> WHAT IS REQUIRED:
Return the material word for word. Do not include pictures.

> COLLECTED MATERIAL:
--- Begin ---
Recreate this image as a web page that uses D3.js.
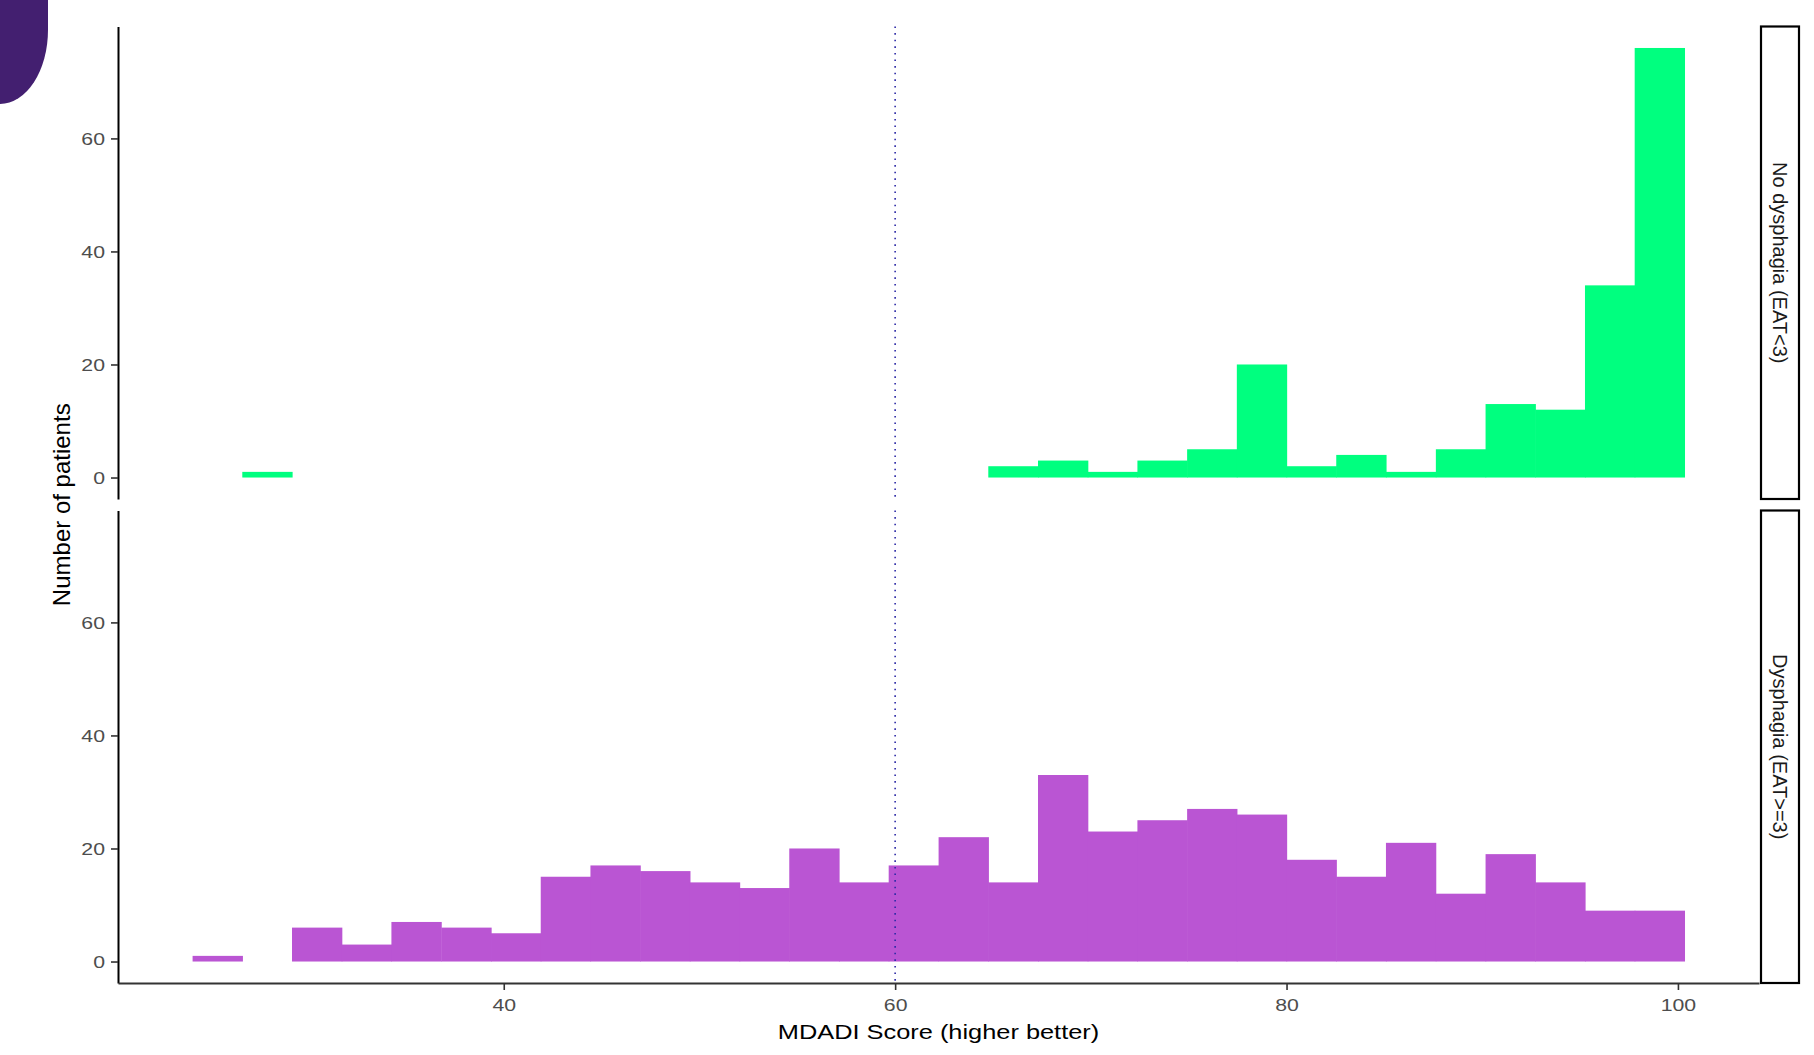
<!DOCTYPE html>
<html>
<head>
<meta charset="utf-8">
<script src="https://cdn.jsdelivr.net/npm/d3@7"></script>
<style>
  html, body { margin: 0; padding: 0; background: #ffffff; }
  svg { display: block; font-family: "Liberation Sans", Arial, sans-serif; }
</style>
</head>
<body>
<svg id="chart" width="1814" height="1055"></svg>
<script>
// ---- data ----
const binLow = [24.10, 26.64, 29.18, 31.72, 34.26, 36.81, 39.35, 41.89, 44.43, 46.97,
                49.51, 52.05, 54.59, 57.13, 59.67, 62.22, 64.76, 67.30, 69.84, 72.38,
                74.92, 77.46, 80.00, 82.54, 85.08, 87.63, 90.17, 92.71, 95.25, 97.79];
const binWidth = 2.541;
const facets = ["No dysphagia (EAT<3)", "Dysphagia (EAT>=3)"];
const noDysphagiaCounts = [0, 1, 0, 0, 0, 0, 0, 0, 0, 0,
                           0, 0, 0, 0, 0, 0, 2, 3, 1, 3,
                           5, 20, 2, 4, 1, 5, 13, 12, 34, 76];
const dysphagiaCounts = [1, 0, 6, 3, 7, 6, 5, 15, 17, 16,
                         14, 13, 20, 14, 17, 22, 14, 33, 23, 25,
                         27, 26, 18, 15, 21, 12, 19, 14, 9, 9];
const facetColors = ["#00FF7F", "#BA55D3"];
const xTicks = [40, 60, 80, 100];
const yTicks = [0, 20, 40, 60];
const refLine = 60;
const xTitle = "MDADI Score (higher better)";
const yTitle = "Number of patients";

// ---- layout ----
const svg = d3.select("#chart");
const left = 118, right = 1759;
const panels = [{top: 26.5, bottom: 499}, {top: 510.5, bottom: 983}];
const countsBy = [noDysphagiaCounts, dysphagiaCounts];

const xMin = binLow[0], xMax = binLow[binLow.length - 1] + binWidth;
const xPad = (xMax - xMin) * 0.05;
const x = d3.scaleLinear().domain([xMin - xPad, xMax + xPad]).range([left, right]);

const maxCount = d3.max([...noDysphagiaCounts, ...dysphagiaCounts]);
const yPad = maxCount * 0.05;

// decorative corner shape
svg.append("path")
  .attr("d", "M0,0 H48 V30 A48,74 0 0 1 0,104 Z")
  .attr("fill", "#431f70");

const stretch = 1.25;

panels.forEach((p, i) => {
  const y = d3.scaleLinear().domain([-yPad, maxCount + yPad]).range([p.bottom, p.top]);
  const g = svg.append("g");

  const bins = binLow.map((b, k) => ({x0: b, x1: b + binWidth, n: countsBy[i][k]})).filter(d => d.n > 0);
  g.selectAll("rect.bar").data(bins).enter().append("rect")
    .attr("class", "bar")
    .attr("x", d => x(d.x0))
    .attr("width", d => x(d.x1) - x(d.x0) + 0.6)
    .attr("y", d => y(d.n))
    .attr("height", d => y(0) - y(d.n))
    .attr("fill", facetColors[i]);

  // reference line
  g.append("line")
    .attr("x1", x(refLine)).attr("x2", x(refLine))
    .attr("y1", p.top).attr("y2", p.bottom)
    .attr("stroke", "#2d2aa6")
    .attr("stroke-width", 1.6)
    .attr("stroke-dasharray", "1.6,5");

  // y axis
  const ya = svg.append("g").attr("transform", `translate(${left},0)`)
    .call(d3.axisLeft(y).tickValues(yTicks).tickSize(7).tickSizeOuter(0));
  ya.select(".domain").attr("stroke", "#000").attr("stroke-width", 2);
  ya.selectAll(".tick line").attr("stroke", "#333").attr("stroke-width", 1.6);
  ya.selectAll(".tick text")
    .attr("x", -13 / stretch)
    .attr("dy", "0.36em")
    .attr("transform", `scale(${stretch},1)`)
    .attr("fill", "#4d4d4d")
    .style("font-size", "17px")
    .style("font-family", "'Liberation Sans', Arial, sans-serif");

  // strip
  const sx = 1761, sw = 38;
  svg.append("rect")
    .attr("x", sx).attr("y", p.top).attr("width", sw).attr("height", p.bottom - p.top)
    .attr("fill", "#ffffff").attr("stroke", "#000").attr("stroke-width", 2.2);
  svg.append("text")
    .attr("transform", `translate(${sx + sw / 2},${(p.top + p.bottom) / 2}) rotate(90)`)
    .attr("text-anchor", "middle")
    .attr("dy", "0.35em")
    .attr("fill", "#1a1a1a")
    .style("font-size", "20px")
    .text(facets[i]);

  if (i === 1) {
    const xa = svg.append("g").attr("transform", `translate(0,${p.bottom})`)
      .call(d3.axisBottom(x).tickValues(xTicks).tickSize(7).tickSizeOuter(0));
    xa.select(".domain").attr("stroke", "#333").attr("stroke-width", 2);
    xa.selectAll(".tick line").attr("stroke", "#333").attr("stroke-width", 1.6);
    xa.selectAll(".tick text")
      .attr("y", 28.5)
      .attr("dy", null)
      .attr("transform", `scale(${stretch},1)`)
      .attr("fill", "#4d4d4d")
      .style("font-size", "17px")
      .style("font-family", "'Liberation Sans', Arial, sans-serif");
  }
});

// axis titles
svg.append("text")
  .attr("transform", `translate(${(left + right) / 2},1039) scale(${stretch},1)`)
  .attr("text-anchor", "middle")
  .attr("fill", "#000")
  .style("font-size", "20.3px")
  .text(xTitle);

svg.append("text")
  .attr("transform", `translate(70,${(panels[0].top + panels[1].bottom) / 2}) rotate(-90)`)
  .attr("text-anchor", "middle")
  .attr("fill", "#000")
  .style("font-size", "24px")
  .text(yTitle);
</script>
</body>
</html>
--- End ---
> WRITTEN RESPONSE:
Recreate this image as a web page that uses D3.js.
<!DOCTYPE html>
<html>
<head>
<meta charset="utf-8">
<script src="https://cdn.jsdelivr.net/npm/d3@7"></script>
<style>
  html, body { margin: 0; padding: 0; background: #ffffff; }
  svg { display: block; font-family: "Liberation Sans", Arial, sans-serif; }
</style>
</head>
<body>
<svg id="chart" width="1814" height="1055"></svg>
<script>
// ---- data ----
const binLow = [24.10, 26.64, 29.18, 31.72, 34.26, 36.81, 39.35, 41.89, 44.43, 46.97,
                49.51, 52.05, 54.59, 57.13, 59.67, 62.22, 64.76, 67.30, 69.84, 72.38,
                74.92, 77.46, 80.00, 82.54, 85.08, 87.63, 90.17, 92.71, 95.25, 97.79];
const binWidth = 2.541;
const facets = ["No dysphagia (EAT<3)", "Dysphagia (EAT>=3)"];
const noDysphagiaCounts = [0, 1, 0, 0, 0, 0, 0, 0, 0, 0,
                           0, 0, 0, 0, 0, 0, 2, 3, 1, 3,
                           5, 20, 2, 4, 1, 5, 13, 12, 34, 76];
const dysphagiaCounts = [1, 0, 6, 3, 7, 6, 5, 15, 17, 16,
                         14, 13, 20, 14, 17, 22, 14, 33, 23, 25,
                         27, 26, 18, 15, 21, 12, 19, 14, 9, 9];
const facetColors = ["#00FF7F", "#BA55D3"];
const xTicks = [40, 60, 80, 100];
const yTicks = [0, 20, 40, 60];
const refLine = 60;
const xTitle = "MDADI Score (higher better)";
const yTitle = "Number of patients";

// ---- layout ----
const svg = d3.select("#chart");
const left = 118, right = 1759;
const panels = [{top: 26.5, bottom: 499}, {top: 510.5, bottom: 983}];
const countsBy = [noDysphagiaCounts, dysphagiaCounts];

const xMin = binLow[0], xMax = binLow[binLow.length - 1] + binWidth;
const xPad = (xMax - xMin) * 0.05;
const x = d3.scaleLinear().domain([xMin - xPad, xMax + xPad]).range([left, right]);

const maxCount = d3.max([...noDysphagiaCounts, ...dysphagiaCounts]);
const yPad = maxCount * 0.05;

// decorative corner shape
svg.append("path")
  .attr("d", "M0,0 H48 V30 A48,74 0 0 1 0,104 Z")
  .attr("fill", "#431f70");

const stretch = 1.25;

panels.forEach((p, i) => {
  const y = d3.scaleLinear().domain([-yPad, maxCount + yPad]).range([p.bottom, p.top]);
  const g = svg.append("g");

  const bins = binLow.map((b, k) => ({x0: b, x1: b + binWidth, n: countsBy[i][k]})).filter(d => d.n > 0);
  g.selectAll("rect.bar").data(bins).enter().append("rect")
    .attr("class", "bar")
    .attr("x", d => x(d.x0))
    .attr("width", d => x(d.x1) - x(d.x0) + 0.6)
    .attr("y", d => y(d.n))
    .attr("height", d => y(0) - y(d.n))
    .attr("fill", facetColors[i]);

  // reference line
  g.append("line")
    .attr("x1", x(refLine)).attr("x2", x(refLine))
    .attr("y1", p.top).attr("y2", p.bottom)
    .attr("stroke", "#2d2aa6")
    .attr("stroke-width", 1.6)
    .attr("stroke-dasharray", "1.6,5");

  // y axis
  const ya = svg.append("g").attr("transform", `translate(${left},0)`)
    .call(d3.axisLeft(y).tickValues(yTicks).tickSize(7).tickSizeOuter(0));
  ya.select(".domain").attr("stroke", "#000").attr("stroke-width", 2);
  ya.selectAll(".tick line").attr("stroke", "#333").attr("stroke-width", 1.6);
  ya.selectAll(".tick text")
    .attr("x", -13 / stretch)
    .attr("dy", "0.36em")
    .attr("transform", `scale(${stretch},1)`)
    .attr("fill", "#4d4d4d")
    .style("font-size", "17px")
    .style("font-family", "'Liberation Sans', Arial, sans-serif");

  // strip
  const sx = 1761, sw = 38;
  svg.append("rect")
    .attr("x", sx).attr("y", p.top).attr("width", sw).attr("height", p.bottom - p.top)
    .attr("fill", "#ffffff").attr("stroke", "#000").attr("stroke-width", 2.2);
  svg.append("text")
    .attr("transform", `translate(${sx + sw / 2},${(p.top + p.bottom) / 2}) rotate(90)`)
    .attr("text-anchor", "middle")
    .attr("dy", "0.35em")
    .attr("fill", "#1a1a1a")
    .style("font-size", "20px")
    .text(facets[i]);

  if (i === 1) {
    const xa = svg.append("g").attr("transform", `translate(0,${p.bottom})`)
      .call(d3.axisBottom(x).tickValues(xTicks).tickSize(7).tickSizeOuter(0));
    xa.select(".domain").attr("stroke", "#333").attr("stroke-width", 2);
    xa.selectAll(".tick line").attr("stroke", "#333").attr("stroke-width", 1.6);
    xa.selectAll(".tick text")
      .attr("y", 28.5)
      .attr("dy", null)
      .attr("transform", `scale(${stretch},1)`)
      .attr("fill", "#4d4d4d")
      .style("font-size", "17px")
      .style("font-family", "'Liberation Sans', Arial, sans-serif");
  }
});

// axis titles
svg.append("text")
  .attr("transform", `translate(${(left + right) / 2},1039) scale(${stretch},1)`)
  .attr("text-anchor", "middle")
  .attr("fill", "#000")
  .style("font-size", "20.3px")
  .text(xTitle);

svg.append("text")
  .attr("transform", `translate(70,${(panels[0].top + panels[1].bottom) / 2}) rotate(-90)`)
  .attr("text-anchor", "middle")
  .attr("fill", "#000")
  .style("font-size", "24px")
  .text(yTitle);
</script>
</body>
</html>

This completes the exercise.